Но, главное, вы не торопитесь, не суетитесь, не экономите, прикидывая, как бы поменьше налить, чтобы хватило на всю беседу, и не отвлекаетесь в процессе разговора.
Игорь начал с того, что отчитал Адорина:
– Илья, так нельзя работать! Ты вымотался, перешел некий предел физических и, самое главное, моральных сил!
– У меня семья, Игорь. Лена не работает, родители еще не оправились.
– Да все я понимаю! – скривился Игорь. – Но ты забросил науку, то, что ты делаешь сейчас, не затрачивает и половины твоего потенциала, интеллекта! Из-за вечных физических перегрузок ты потерял кураж, радость поиска и работы мысли! А это смерть для ученого!
Друзья проговорили до утра. Игорь сто раз во всем прав, но выхода ни он, ни Илья не видели, кроме одного – уходить. Второй – остаться и бросить дополнительные работы – был неприемлем, впрочем, как и первый, в тот момент друзья и думать не хотели, что Адорин должен уйти!
Но ни бессонная ночь, ни выпитая водка и огромное количество выкуренных за ночь сигарет – ничто не смогло повлиять на его реакцию, когда в кухню зашла Юлька.
Она потирала глаза ото сна, через тонкую девичью ночную рубашку просвечивали розовые соски высокой полной груди.
Адорина как кипятком ошпарило.
Дыхание перехватило, жгучее желание ударило в голову, в пах.
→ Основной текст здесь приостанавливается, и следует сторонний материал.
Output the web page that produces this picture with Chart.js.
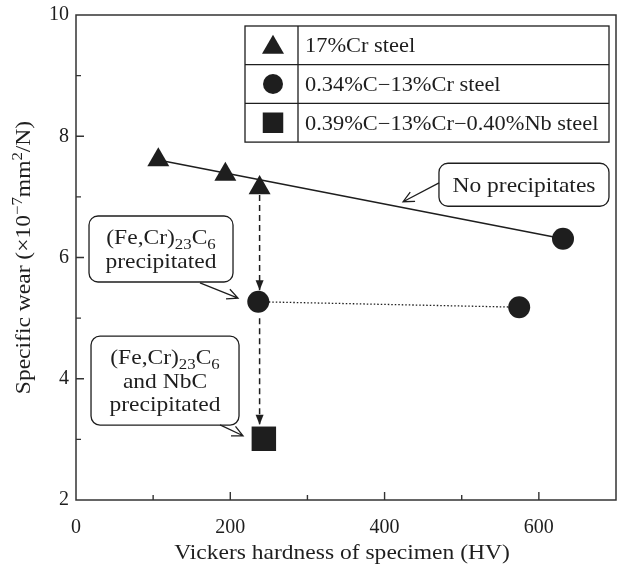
<!DOCTYPE html>
<html>
<head>
<meta charset="utf-8">
<script src="https://cdn.jsdelivr.net/npm/chart.js@4.4.0/dist/chart.umd.min.js"></script>
<style>
  html, body { margin: 0; padding: 0; background: #fff; }
  #wrap { width: 617px; height: 564px; }
</style>
</head>
<body>
<div id="wrap"><canvas id="chart" width="617" height="564"></canvas></div>
<script>
// Measured points: Vickers hardness (HV) vs specific wear (x10^-7 mm2/N)
const cr17Hardness = [106.7, 193.6, 238];
const cr17Wear = [7.61, 7.37, 7.15];
const c034Hardness = [631.3, 236.3, 574.5];
const c034Wear = [6.31, 5.27, 5.18];
const nbHardness = [243.5];
const nbWear = [3.01];

const seriesLabels = ['17%Cr steel', '0.34%C−13%Cr steel', '0.39%C−13%Cr−0.40%Nb steel'];

// Guide lines
const trendHardness = [106.7, 631.3];
const trendWear = [7.61, 6.31];
const dottedHardness = [236.3, 574.5];
const dottedWear = [5.27, 5.18];
const arrowHardness = [[238, 238], [238, 238]];
const arrowWear = [[7.03, 5.46], [5.0, 3.24]];

// Axis ticks
const xTicks = [0, 200, 400, 600];
const yTicks = [2, 4, 6, 8, 10];

// Callout boxes (text, box centre and arrow in data units)
const callouts = [
  { lines: ['No precipitates'], at: [580.7, 7.2], w: 170, h: 43, tail: [470.6, 7.23], tip: [424, 6.92] },
  { lines: ['(Fe,Cr)_{23}C_{6}', 'precipitated'], at: [110.2, 6.14], w: 144, h: 66, tail: [160.7, 5.58], tip: [210, 5.33] },
  { lines: ['(Fe,Cr)_{23}C_{6}', 'and NbC', 'precipitated'], at: [115.4, 3.97], w: 148, h: 89, tail: [186.7, 3.24], tip: [216.5, 3.06] }
];

const FONT = '"Liberation Serif", "DejaVu Serif", serif';
const INK = '#1e1e1e';
const STRETCH = 1.12; // the original face is wider than Liberation Serif

function toPoints(xs, ys) {
  return xs.map((x, i) => ({ x: x, y: ys[i] }));
}

function parseRich(str) {
  const out = [];
  const re = /([_^])\{([^}]*)\}/g;
  let last = 0, m;
  while ((m = re.exec(str))) {
    if (m.index > last) out.push({ t: str.slice(last, m.index), s: 0 });
    out.push({ t: m[2], s: m[1] === '_' ? 1 : -1 });
    last = re.lastIndex;
  }
  if (last < str.length) out.push({ t: str.slice(last), s: 0 });
  return out;
}

// draws text with sub/superscripts, y is the baseline
function drawRich(ctx, str, x, y, size, align) {
  const segs = parseRich(str);
  const fontFor = s => (s ? Math.round(size * 0.7) : size) + 'px ' + FONT;
  let total = 0;
  segs.forEach(g => { ctx.font = fontFor(g.s); g.w = ctx.measureText(g.t).width; total += g.w; });
  ctx.save();
  ctx.translate(x, y);
  ctx.scale(STRETCH, 1);
  let cx = align === 'left' ? 0 : -total / 2;
  ctx.textAlign = 'left';
  ctx.textBaseline = 'alphabetic';
  segs.forEach(g => {
    ctx.font = fontFor(g.s);
    const dy = g.s === 1 ? size * 0.22 : g.s === -1 ? -size * 0.4 : 0;
    ctx.fillText(g.t, cx, dy);
    cx += g.w;
  });
  ctx.restore();
}

function roundBox(ctx, x, y, w, h, r) {
  ctx.beginPath();
  ctx.moveTo(x + r, y);
  ctx.arcTo(x + w, y, x + w, y + h, r);
  ctx.arcTo(x + w, y + h, x, y + h, r);
  ctx.arcTo(x, y + h, x, y, r);
  ctx.arcTo(x, y, x + w, y, r);
  ctx.closePath();
}

function drawMarker(ctx, ds, x, y, radius) {
  const opts = { pointStyle: ds.pointStyle, radius: radius, rotation: 0, borderWidth: 0 };
  ctx.fillStyle = ds.backgroundColor;
  if (Chart.helpers && Chart.helpers.drawPoint) {
    Chart.helpers.drawPoint(ctx, opts, x, y);
  } else {
    ctx.beginPath();
    ctx.arc(x, y, radius, 0, Math.PI * 2);
    ctx.fill();
  }
}

const decorPlugin = {
  id: 'decor',
  beforeDatasetsDraw(chart) {
    const ctx = chart.ctx;
    const a = chart.chartArea;
    const xs = chart.scales.x, ys = chart.scales.y;
    ctx.save();
    ctx.strokeStyle = '#333';
    ctx.lineWidth = 1.5;
    ctx.strokeRect(a.left, a.top, a.right - a.left, a.bottom - a.top);
    // inward ticks
    ctx.lineWidth = 1.4;
    ctx.beginPath();
    xs.ticks.forEach(t => {
      const px = xs.getPixelForValue(t.value);
      const len = xTicks.includes(t.value) ? 8 : 5;
      if (t.value <= xs.min || t.value >= xs.max) return;
      ctx.moveTo(px, a.bottom);
      ctx.lineTo(px, a.bottom - len);
    });
    ys.ticks.forEach(t => {
      const py = ys.getPixelForValue(t.value);
      const len = yTicks.includes(t.value) ? 8 : 5;
      if (t.value <= ys.min || t.value >= ys.max) return;
      ctx.moveTo(a.left, py);
      ctx.lineTo(a.left + len, py);
    });
    ctx.stroke();
    ctx.restore();
  },
  afterDatasetsDraw(chart) {
    const ctx = chart.ctx;
    const a = chart.chartArea;
    const xs = chart.scales.x, ys = chart.scales.y;
    ctx.save();
    ctx.fillStyle = INK;
    ctx.strokeStyle = INK;

    // filled heads on the dashed arrows
    arrowHardness.forEach((hx, i) => {
      const x1 = xs.getPixelForValue(hx[1]);
      const y1 = ys.getPixelForValue(arrowWear[i][1]);
      ctx.beginPath();
      ctx.moveTo(x1, y1);
      ctx.lineTo(x1 - 4, y1 - 10);
      ctx.lineTo(x1 + 4, y1 - 10);
      ctx.closePath();
      ctx.fill();
    });

    // callouts
    callouts.forEach(c => {
      const cx = xs.getPixelForValue(c.at[0]);
      const cy = ys.getPixelForValue(c.at[1]);
      ctx.lineWidth = 1.3;
      ctx.fillStyle = '#fff';
      roundBox(ctx, cx - c.w / 2, cy - c.h / 2, c.w, c.h, 9);
      ctx.fill();
      ctx.stroke();
      ctx.fillStyle = INK;
      const step = 23.5;
      const y0 = cy - (c.lines.length - 1) * step / 2;
      c.lines.forEach((ln, i) => drawRich(ctx, ln, cx, y0 + i * step + 7, 21, 'center'));
      const tx = xs.getPixelForValue(c.tail[0]), ty = ys.getPixelForValue(c.tail[1]);
      const hx = xs.getPixelForValue(c.tip[0]), hy = ys.getPixelForValue(c.tip[1]);
      const ang = Math.atan2(hy - ty, hx - tx);
      ctx.beginPath();
      ctx.moveTo(tx, ty);
      ctx.lineTo(hx, hy);
      ctx.moveTo(hx - 12 * Math.cos(ang - 0.45), hy - 12 * Math.sin(ang - 0.45));
      ctx.lineTo(hx, hy);
      ctx.lineTo(hx - 12 * Math.cos(ang + 0.45), hy - 12 * Math.sin(ang + 0.45));
      ctx.stroke();
    });

    // legend table
    const lx = a.left + 169, ly = a.top + 11, lw = 364, rowH = 38.7, colW = 53;
    ctx.lineWidth = 1.3;
    ctx.fillStyle = '#fff';
    ctx.fillRect(lx, ly, lw, rowH * 3);
    ctx.strokeRect(lx, ly, lw, rowH * 3);
    ctx.beginPath();
    ctx.moveTo(lx + colW, ly);
    ctx.lineTo(lx + colW, ly + rowH * 3);
    ctx.moveTo(lx, ly + rowH);
    ctx.lineTo(lx + lw, ly + rowH);
    ctx.moveTo(lx, ly + rowH * 2);
    ctx.lineTo(lx + lw, ly + rowH * 2);
    ctx.stroke();
    const legendRadius = [12.7, 10, 14.5];
    seriesLabels.forEach((label, i) => {
      const ds = chart.data.datasets[i];
      const my = ly + rowH * i + rowH / 2 + (i === 0 ? 2 : 0);
      drawMarker(ctx, ds, lx + 28, my, legendRadius[i]);
      ctx.fillStyle = INK;
      drawRich(ctx, label, lx + 60, ly + rowH * i + rowH / 2 + 7, 20, 'left');
    });

    // axis titles
    ctx.fillStyle = INK;
    drawRich(ctx, 'Vickers hardness of specimen (HV)', 342, 559, 21, 'center');
    ctx.translate(30, (a.top + a.bottom) / 2);
    ctx.rotate(-Math.PI / 2);
    drawRich(ctx, 'Specific wear (×10^{−7}mm^{2}/N)', 0, 0, 21, 'center');
    ctx.restore();
  }
};

const tickFont = { family: FONT, size: 20 };

const chart = new Chart(document.getElementById('chart'), {
  type: 'scatter',
  data: {
    datasets: [
      { label: seriesLabels[0], data: toPoints(cr17Hardness, cr17Wear), pointStyle: 'triangle',
        pointRadius: 12.7, backgroundColor: INK, borderWidth: 0, showLine: false },
      { label: seriesLabels[1], data: toPoints(c034Hardness, c034Wear), pointStyle: 'circle',
        pointRadius: 11, backgroundColor: INK, borderWidth: 0, showLine: false },
      { label: seriesLabels[2], data: toPoints(nbHardness, nbWear), pointStyle: 'rect',
        pointRadius: 17.3, backgroundColor: INK, borderWidth: 0, showLine: false },
      { data: toPoints(trendHardness, trendWear), showLine: true, pointRadius: 0,
        borderColor: INK, borderWidth: 1.5 },
      { data: toPoints(dottedHardness, dottedWear), showLine: true, pointRadius: 0,
        borderColor: INK, borderWidth: 1.3, borderDash: [1.5, 2] },
      { data: toPoints(arrowHardness[0], arrowWear[0]), showLine: true, pointRadius: 0,
        borderColor: INK, borderWidth: 1.5, borderDash: [6, 4] },
      { data: toPoints(arrowHardness[1], arrowWear[1]), showLine: true, pointRadius: 0,
        borderColor: INK, borderWidth: 1.5, borderDash: [6, 4] }
    ]
  },
  options: {
    responsive: false,
    animation: false,
    events: [],
    layout: { autoPadding: false, padding: { top: 15, right: 1, left: 0, bottom: 0 } },
    plugins: { legend: { display: false }, tooltip: { enabled: false } },
    scales: {
      x: {
        type: 'linear', min: 0, max: 700,
        grid: { display: false, drawTicks: false },
        border: { display: false },
        ticks: {
          stepSize: 100, padding: 16, color: INK, font: tickFont, maxRotation: 0, autoSkip: false,
          callback: v => xTicks.includes(v) ? String(v) : ''
        },
        afterFit: s => { s.height = 64; s.paddingLeft = 0; s.paddingRight = 0; }
      },
      y: {
        type: 'linear', min: 2, max: 10,
        grid: { display: false, drawTicks: false },
        border: { display: false },
        ticks: {
          stepSize: 1, padding: 7, color: INK, font: tickFont, autoSkip: false,
          callback: v => yTicks.includes(v) ? String(v) : ''
        },
        afterFit: s => { s.width = 76; s.paddingTop = 0; s.paddingBottom = 0; }
      }
    }
  },
  plugins: [decorPlugin]
});
</script>
</body>
</html>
В сердце. Стало неудобно сидеть, он передвинулся на стуле, прикрыв свисающим краем скатерти очевидное свидетельство своего желания. И не мог ничего сказать. Дышать не мог!
Юлька тоже молчала, разомлевший от водки и усталости Игорь немного, вполглаза, кемарил.
Она сделала им кофе, завтрак, убрала посуду и отправилась в ванную, также не говоря ни слова.